Further, the computing device 100 may include any number of additional components not shown in Fig. 1 , depending on the details of the specific implementation.

[0022] Fig. 2 is an illustration of an example of the composition of a global address map 202. Node 102 includes a physical address map (PA) 204. Node 102 is a compute node of a computing system, such as computing system 1 00. PA 204 maps all storage spaces of the memory of node 102, including main memory 206, IO device memory 208, and storage 210. PA 204 is copied in its entirety to global address map 202. In another example, PA 204 maps only the elements of node 102 that the node 102 shares with other nodes to the global address map 202. Large sections of node local main memory and 10 register space may be private to PA 204 and not included in global address map 202.

[0023] Node 104 includes physical address map (PA) 21 2. Node 104 is a storage node of a computing system, such as computing system 100. PA 212 maps all storage spaces of the memory of node 104, including main memory 214, IO device storage 216, and storage 218. PA 212 is copied to global address map 202. In another example, PA 212 maps only the elements of node 104 that the node 104 shares with other nodes to the global address map 202. Large sections of node local main memory and IO register space may be private to PA 212 and not included in global address map 202.

[0024] Global address map 202 maps all storage spaces of the memory of the computing device. Global address map 202 may also include storage spaces not mapped in a PA. Global address map 202 is stored on a global address manager included in the computing device. In an example, the global address manager is a node, such as node 102 or 104, which is designated as the global address manager in addition to the node's computing and/or storage activities. In another example, the global address manager is a dedicated node of the computing system.

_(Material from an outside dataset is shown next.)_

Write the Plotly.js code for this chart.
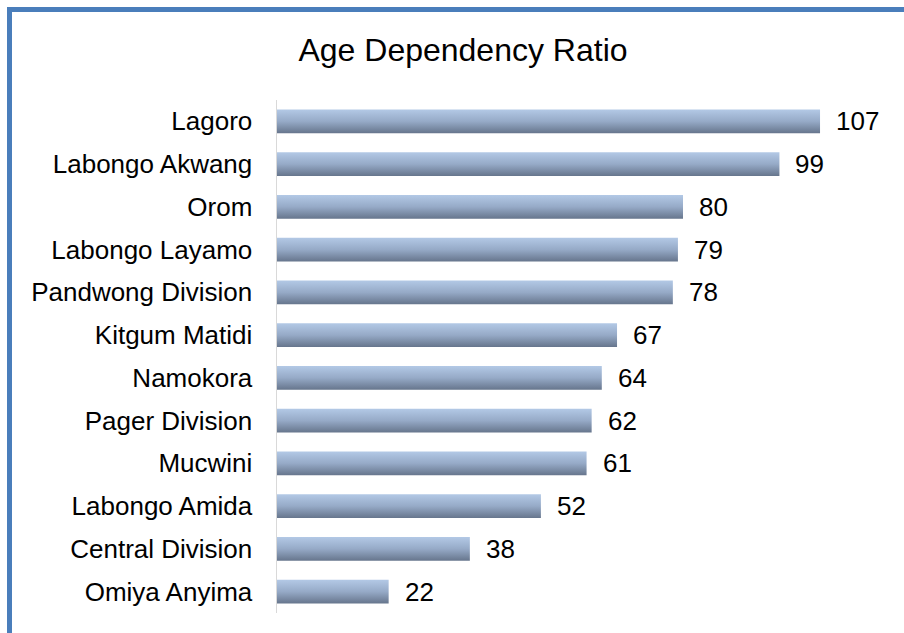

[0025] Global address map 202 is accessed by all nodes in the computing device. Storage spaces mapped to the global address map 202 can be mapped to any PA of the computing system, regardless of the physical location of the storage space. By mapping the storage space to the physical address of a node, the node can access the storage space, regardless of whether the storage space is physically located on the node. For example, node 102 maps memory 214 from global address map 202 to PA 204. After memory 214 is mapped to PA 204, node 102 can access memory 214, despite the fact that memory 214 physically resides on node 104. By enabling nodes to access all memory in a computing system, a shared pool of memory is created. The shared pool of memory is a potentially huge address space and is

unconstrained by the addressing capabilities of individual processors or nodes.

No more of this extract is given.